Beim gegenwärtigen europäischen Patentverfahren muss der Patentinhaber nach der Bekanntmachung des Hinweises auf die Erteilung aus den 38 Vertragsstaaten des Europäischen Patentübereinkommens eine Auswahl von Vertragsstaaten treffen, in denen er eine Schutzwirkung erhalten möchte. In vielen Vertragsstaaten muss der Patentinhaber eine Übersetzung der Ansprüche oder der kompletten Patentschrift in einer Amtssprache des betreffenden Staats beim nationalen Patentamt einreichen.

Über die Verletzung und die Rechtsgültigkeit europäischer Patente entscheiden derzeit nationale Gerichte oder andere Behörden der EPÜ-Vertragsstaaten. Möchte ein Patentinhaber in mehreren Ländern ein europäisches Patent durchsetzen oder möchte ein Dritter in mehreren Ländern den Widerruf eines europäischen Patents erwirken, so kann dies zu Nachteilen führen. Es besteht insbesondere die Gefahr, dass in den einzelnen nationalen Staaten voneinander abweichende Entscheidungen getroffen werden, die Verfahrensdauern unterschiedlich lang sind und durch die Einleitung mehrerer Verfahren höhere Kosten entstehen.

Das EU-Einheitspatent

Beim EU-Einheitspatent handelt sich um ein vom Europäischen Patentamt nach dem Europäischen Patentübereinkommen erteiltes europäisches Patent, dem nach der Erteilung auf Antrag des Patentinhabers einheitliche Wirkung für die Hoheitsgebiete der 25 teilnehmenden Mitgliedsstaaten verliehen wird.

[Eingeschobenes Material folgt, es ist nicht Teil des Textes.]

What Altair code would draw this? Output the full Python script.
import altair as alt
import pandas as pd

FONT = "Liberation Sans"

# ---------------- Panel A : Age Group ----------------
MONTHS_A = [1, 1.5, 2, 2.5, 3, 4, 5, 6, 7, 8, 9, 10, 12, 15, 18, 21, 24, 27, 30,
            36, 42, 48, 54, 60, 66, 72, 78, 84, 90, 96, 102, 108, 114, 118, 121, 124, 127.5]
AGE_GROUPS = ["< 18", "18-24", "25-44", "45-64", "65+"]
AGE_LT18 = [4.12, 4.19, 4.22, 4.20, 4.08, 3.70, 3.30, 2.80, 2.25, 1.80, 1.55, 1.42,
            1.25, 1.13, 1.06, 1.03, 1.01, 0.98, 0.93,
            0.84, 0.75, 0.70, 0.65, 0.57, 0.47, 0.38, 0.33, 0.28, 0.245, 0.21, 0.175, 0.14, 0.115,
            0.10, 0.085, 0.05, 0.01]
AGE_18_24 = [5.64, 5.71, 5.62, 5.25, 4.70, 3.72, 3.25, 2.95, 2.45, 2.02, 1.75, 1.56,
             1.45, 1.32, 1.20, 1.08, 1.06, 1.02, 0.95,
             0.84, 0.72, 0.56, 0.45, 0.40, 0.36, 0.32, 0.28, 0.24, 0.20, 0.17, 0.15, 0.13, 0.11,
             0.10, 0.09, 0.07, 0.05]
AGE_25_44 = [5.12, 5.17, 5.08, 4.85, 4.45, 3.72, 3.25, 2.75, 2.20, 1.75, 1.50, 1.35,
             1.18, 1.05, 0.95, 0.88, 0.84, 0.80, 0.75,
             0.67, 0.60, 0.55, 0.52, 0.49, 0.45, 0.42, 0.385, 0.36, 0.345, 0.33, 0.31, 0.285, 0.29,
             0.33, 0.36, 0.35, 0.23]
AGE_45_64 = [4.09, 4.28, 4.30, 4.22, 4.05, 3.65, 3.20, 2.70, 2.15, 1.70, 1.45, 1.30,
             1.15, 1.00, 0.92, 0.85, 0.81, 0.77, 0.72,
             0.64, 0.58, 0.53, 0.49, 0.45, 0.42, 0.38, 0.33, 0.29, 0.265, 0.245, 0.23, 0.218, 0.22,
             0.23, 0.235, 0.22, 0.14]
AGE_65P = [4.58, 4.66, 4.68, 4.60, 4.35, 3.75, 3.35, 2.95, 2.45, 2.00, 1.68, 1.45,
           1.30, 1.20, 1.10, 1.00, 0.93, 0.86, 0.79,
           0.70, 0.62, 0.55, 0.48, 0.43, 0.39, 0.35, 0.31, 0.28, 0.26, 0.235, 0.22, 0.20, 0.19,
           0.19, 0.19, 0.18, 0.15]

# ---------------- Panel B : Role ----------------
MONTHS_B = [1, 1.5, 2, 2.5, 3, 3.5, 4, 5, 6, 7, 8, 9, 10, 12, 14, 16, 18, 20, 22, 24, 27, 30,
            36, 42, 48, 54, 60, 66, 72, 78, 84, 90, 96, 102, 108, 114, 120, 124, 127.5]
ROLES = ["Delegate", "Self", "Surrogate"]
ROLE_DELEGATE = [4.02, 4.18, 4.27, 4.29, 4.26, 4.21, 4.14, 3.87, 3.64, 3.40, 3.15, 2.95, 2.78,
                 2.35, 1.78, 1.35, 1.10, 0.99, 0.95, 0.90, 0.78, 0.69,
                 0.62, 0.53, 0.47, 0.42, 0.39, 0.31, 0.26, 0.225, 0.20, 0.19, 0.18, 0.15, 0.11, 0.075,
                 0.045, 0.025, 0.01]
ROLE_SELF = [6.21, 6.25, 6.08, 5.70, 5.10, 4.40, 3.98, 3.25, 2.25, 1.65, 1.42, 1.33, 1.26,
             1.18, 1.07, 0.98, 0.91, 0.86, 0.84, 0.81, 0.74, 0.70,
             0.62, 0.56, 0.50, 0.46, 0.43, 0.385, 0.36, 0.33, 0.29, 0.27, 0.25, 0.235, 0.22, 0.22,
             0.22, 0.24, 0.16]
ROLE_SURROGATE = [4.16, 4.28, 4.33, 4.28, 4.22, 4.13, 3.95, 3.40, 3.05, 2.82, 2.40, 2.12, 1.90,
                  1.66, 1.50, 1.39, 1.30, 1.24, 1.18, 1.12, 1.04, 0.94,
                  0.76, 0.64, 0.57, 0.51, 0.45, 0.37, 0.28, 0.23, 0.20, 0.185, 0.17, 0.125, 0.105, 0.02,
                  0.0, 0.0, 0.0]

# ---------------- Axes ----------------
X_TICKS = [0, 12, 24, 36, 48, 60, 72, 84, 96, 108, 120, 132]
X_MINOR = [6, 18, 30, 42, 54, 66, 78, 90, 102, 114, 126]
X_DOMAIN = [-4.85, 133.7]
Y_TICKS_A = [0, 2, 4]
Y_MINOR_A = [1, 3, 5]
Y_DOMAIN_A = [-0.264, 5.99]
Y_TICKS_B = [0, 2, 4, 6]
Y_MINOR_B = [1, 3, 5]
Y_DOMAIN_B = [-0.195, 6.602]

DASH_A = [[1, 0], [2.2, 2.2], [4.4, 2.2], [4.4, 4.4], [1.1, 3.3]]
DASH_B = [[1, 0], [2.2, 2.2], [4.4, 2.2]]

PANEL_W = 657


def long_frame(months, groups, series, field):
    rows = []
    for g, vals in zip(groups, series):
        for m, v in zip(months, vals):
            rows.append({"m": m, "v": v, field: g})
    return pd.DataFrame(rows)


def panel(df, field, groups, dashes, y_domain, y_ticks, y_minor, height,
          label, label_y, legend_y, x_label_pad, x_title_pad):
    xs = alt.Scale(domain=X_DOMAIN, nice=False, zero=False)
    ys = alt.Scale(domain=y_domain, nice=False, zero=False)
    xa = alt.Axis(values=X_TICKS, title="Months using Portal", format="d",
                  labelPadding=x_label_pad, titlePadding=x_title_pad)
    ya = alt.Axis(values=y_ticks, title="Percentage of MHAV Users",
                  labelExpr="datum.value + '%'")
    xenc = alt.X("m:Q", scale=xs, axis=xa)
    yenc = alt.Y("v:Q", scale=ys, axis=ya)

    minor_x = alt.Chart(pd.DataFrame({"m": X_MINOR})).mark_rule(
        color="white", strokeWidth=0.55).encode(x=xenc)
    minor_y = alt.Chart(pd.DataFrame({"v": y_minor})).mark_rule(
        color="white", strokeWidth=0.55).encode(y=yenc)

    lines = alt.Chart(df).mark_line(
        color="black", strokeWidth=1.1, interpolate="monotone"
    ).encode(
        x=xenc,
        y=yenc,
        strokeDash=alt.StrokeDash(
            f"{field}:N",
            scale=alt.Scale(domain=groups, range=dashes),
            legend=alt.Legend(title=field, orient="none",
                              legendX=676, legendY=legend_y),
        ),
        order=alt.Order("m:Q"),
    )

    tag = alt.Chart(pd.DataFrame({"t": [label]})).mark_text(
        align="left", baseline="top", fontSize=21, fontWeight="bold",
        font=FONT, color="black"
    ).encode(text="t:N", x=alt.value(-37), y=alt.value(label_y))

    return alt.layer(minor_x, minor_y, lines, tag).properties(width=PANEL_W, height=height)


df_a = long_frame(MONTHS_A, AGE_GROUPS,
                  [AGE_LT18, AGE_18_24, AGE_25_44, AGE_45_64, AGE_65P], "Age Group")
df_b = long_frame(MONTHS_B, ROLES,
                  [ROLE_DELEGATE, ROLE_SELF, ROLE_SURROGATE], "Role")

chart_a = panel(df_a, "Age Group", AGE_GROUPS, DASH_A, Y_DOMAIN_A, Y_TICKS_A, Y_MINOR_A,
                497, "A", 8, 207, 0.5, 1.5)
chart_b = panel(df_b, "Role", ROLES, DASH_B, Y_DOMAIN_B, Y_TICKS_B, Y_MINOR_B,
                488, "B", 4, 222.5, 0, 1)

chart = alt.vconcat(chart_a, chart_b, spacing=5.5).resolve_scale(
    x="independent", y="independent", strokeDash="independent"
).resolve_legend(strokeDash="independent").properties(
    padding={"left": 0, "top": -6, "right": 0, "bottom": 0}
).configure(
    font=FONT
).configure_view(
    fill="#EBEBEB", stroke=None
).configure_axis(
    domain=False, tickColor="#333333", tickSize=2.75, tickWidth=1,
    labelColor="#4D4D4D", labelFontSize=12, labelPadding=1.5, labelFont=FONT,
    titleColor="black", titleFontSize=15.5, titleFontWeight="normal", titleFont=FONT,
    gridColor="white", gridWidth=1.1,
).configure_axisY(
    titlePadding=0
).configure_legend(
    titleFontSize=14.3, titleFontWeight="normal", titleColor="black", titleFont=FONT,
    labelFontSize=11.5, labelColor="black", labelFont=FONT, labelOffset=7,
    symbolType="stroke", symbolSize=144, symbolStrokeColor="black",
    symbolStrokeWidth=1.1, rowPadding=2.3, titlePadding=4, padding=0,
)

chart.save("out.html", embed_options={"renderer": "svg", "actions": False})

Das Übereinkommen über ein einheitliches Patentgericht soll die vorgenannten Probleme durch die Einrichtung eines eigenständigen Patentgerichts ("Einheitliches Patentgericht" oder „EPG“) mit der ausschließlichen gerichtlichen Zuständigkeit für Streitigkeiten in Bezug auf europäische Patente und europäische Patente mit einheitlicher Wirkung lösen.

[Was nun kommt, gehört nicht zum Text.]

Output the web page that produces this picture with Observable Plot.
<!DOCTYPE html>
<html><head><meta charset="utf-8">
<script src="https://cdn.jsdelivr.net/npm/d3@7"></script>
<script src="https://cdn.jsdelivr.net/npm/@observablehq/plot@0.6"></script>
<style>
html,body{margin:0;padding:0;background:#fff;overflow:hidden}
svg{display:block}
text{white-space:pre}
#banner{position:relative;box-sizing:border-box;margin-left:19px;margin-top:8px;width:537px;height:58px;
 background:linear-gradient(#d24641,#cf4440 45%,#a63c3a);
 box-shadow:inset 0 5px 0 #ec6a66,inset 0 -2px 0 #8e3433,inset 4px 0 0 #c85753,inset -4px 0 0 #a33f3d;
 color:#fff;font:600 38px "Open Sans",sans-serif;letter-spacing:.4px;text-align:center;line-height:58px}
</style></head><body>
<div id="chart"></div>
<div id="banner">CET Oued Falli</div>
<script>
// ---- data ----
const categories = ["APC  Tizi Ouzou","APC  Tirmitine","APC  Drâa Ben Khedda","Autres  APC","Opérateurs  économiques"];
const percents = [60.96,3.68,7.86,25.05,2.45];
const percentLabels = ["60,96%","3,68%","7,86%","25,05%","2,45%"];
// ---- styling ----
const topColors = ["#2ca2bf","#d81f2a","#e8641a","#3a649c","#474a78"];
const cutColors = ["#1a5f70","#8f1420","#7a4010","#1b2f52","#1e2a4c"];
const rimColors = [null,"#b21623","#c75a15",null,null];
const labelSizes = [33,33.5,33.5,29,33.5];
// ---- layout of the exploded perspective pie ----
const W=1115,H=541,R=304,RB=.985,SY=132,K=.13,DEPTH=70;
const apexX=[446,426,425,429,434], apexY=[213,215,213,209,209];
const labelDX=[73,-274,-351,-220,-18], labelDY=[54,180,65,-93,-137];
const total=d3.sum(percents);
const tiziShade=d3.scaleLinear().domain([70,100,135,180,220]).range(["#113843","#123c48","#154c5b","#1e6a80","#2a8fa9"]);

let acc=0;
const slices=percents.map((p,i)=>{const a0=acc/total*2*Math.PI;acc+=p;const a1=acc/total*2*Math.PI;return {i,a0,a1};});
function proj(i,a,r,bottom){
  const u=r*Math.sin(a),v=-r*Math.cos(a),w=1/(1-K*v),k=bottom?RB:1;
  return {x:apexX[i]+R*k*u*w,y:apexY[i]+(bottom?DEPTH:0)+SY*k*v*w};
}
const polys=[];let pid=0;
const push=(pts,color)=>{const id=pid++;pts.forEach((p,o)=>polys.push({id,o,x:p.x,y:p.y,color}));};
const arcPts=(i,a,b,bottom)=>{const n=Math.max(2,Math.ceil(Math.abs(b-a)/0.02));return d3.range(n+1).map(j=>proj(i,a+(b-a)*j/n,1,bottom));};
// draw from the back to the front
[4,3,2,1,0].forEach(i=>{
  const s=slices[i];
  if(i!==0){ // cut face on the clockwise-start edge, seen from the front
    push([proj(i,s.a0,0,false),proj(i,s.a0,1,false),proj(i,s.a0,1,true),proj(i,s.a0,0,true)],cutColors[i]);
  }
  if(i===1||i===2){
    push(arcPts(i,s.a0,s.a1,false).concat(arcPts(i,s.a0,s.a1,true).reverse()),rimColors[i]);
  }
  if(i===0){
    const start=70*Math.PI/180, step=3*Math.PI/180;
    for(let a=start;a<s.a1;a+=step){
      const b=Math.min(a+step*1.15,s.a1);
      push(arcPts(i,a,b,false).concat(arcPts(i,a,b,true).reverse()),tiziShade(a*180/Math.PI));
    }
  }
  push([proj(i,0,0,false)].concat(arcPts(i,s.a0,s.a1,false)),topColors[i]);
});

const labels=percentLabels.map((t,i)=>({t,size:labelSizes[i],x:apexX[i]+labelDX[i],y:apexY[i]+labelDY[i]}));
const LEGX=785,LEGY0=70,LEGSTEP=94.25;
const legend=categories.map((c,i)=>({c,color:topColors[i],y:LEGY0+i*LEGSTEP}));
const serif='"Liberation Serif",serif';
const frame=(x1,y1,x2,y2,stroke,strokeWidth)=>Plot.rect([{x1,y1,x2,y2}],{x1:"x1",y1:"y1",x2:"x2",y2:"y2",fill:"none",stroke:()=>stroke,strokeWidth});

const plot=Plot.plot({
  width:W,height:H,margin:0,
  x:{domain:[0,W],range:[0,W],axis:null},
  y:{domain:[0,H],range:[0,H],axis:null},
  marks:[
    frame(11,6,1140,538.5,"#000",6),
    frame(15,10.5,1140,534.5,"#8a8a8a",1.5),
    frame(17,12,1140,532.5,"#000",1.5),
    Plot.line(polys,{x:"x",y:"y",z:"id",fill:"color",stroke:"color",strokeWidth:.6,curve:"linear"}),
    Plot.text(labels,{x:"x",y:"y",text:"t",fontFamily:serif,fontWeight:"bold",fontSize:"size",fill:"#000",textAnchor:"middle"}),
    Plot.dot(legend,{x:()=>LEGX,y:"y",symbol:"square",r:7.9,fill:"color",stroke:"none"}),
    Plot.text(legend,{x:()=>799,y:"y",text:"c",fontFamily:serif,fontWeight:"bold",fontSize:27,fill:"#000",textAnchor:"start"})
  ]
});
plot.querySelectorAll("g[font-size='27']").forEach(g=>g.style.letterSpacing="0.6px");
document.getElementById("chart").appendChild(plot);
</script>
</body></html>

Das EPG umfasst ein Gericht erster Instanz, ein Berufungsgericht und eine Kanzlei, d.h. eine zentrale Geschäftsstelle. Das Gericht erster Instanz besteht aus einer Zentralkammer (mit Sitz in Paris und zwei Außenstellen in London und München) sowie mehreren örtlichen und regionalen Kammern in den Vertragsstaaten. Das Berufungsgericht wird seinen Sitz in Luxemburg haben. In Deutschland wird die Errichtung lokaler Kammern in Düsseldorf, Mannheim, München und Hamburg erwartet.

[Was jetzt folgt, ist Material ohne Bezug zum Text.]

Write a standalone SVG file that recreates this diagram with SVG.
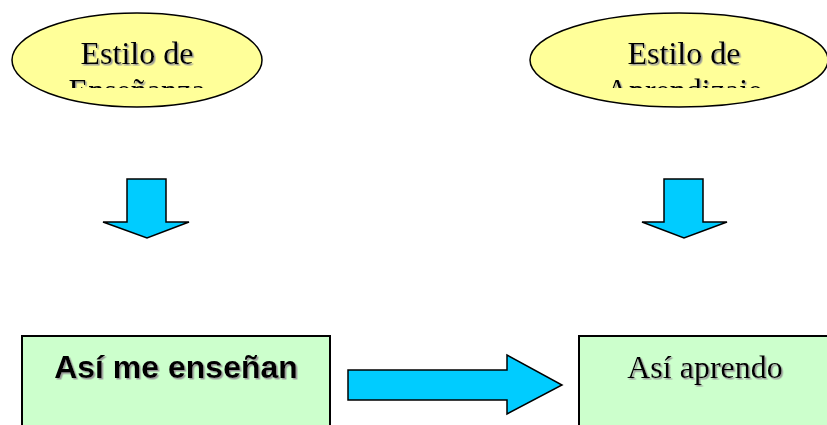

Ein Urteil des EPG hat Gültigkeit in allen Mitgliedstaaten des Übereinkommens, ohne dass es einer gesonderten Anerkennung bedarf. Die Verfahrenssprache ist grundsätzlich die Amtssprache in dem Staat, in dem die zuständige Lokal- oder Regionalkammer seinen Sitz hat. Vor der Zentralkammer ist die Erteilungssprache des Patents maßgeblich. Die Verfahrensdauer soll maximal ein Jahr betragen. Die Vertretung erfolgt grundsätzlich durch Rechtsanwälte, die von Patentanwälten unterstützt werden, oder ggf. auch durch Europäische Patentanwälte mit Zusatzqualifikation.

Vorrangiges Ziel des EU-Einheitspatentes ist es, eine einheitliche Gerichtsbarkeit zu schaffen und die Kosten für den Patentschutz in Europa zu reduzieren.

Anmerkung

Es bleibt abzuwarten, ob das EU-Einheitspatent den erwarteten Fortschritt bringt. Das Europäische Patentamt geht zwar davon aus, das das EU-Einheitspatent im Vergleich zum Europäischen Patent (Bündel-Patent) für Anmelder eine Kostenersparnis von bis zu 70 Prozent der derzeitigen Kosten bringen kann. Allerdings weist das Europäische Patentamt darauf hin, dass es für Anmelder, die lediglich in einzelnen Vertragsstaaten der EU einen Schutz benötigen, günstiger sein kann, sich für ein Europäisches Patent und nicht für ein EU-Einheitspatent zu entscheiden. Wählt der Anmelder mehr als neun Mitgliedsstaaten der Europäischen Union aus, sei aber das Einheitspatent günstiger. Um den Übergang der Europäischen Patente (Bündel-Patente) zum Einheitlichen Patentgericht zu erleichtern, wird zunächst eine siebenjährige Übergangsfrist vorgesehen, die auf 14 Jahre verlängerbar ist, innerhalb derer sich jeder Inhaber eines Europäischen Patents (nicht der Inhaber eines Einheitspatents) entscheiden kann, ob er eine Verletzungsklage vor den nationalen Gerichten oder vor dem EPG führen möchte. Der Inhaber des Europäischen Patents hat das „Opt-In“ oder „Opt-Out“ gegenüber der Kanzlei zu erklären. Innerhalb der Übergangsfrist kann diese Erklärung grundsätzlich jederzeit abgegeben oder widerrufen werden.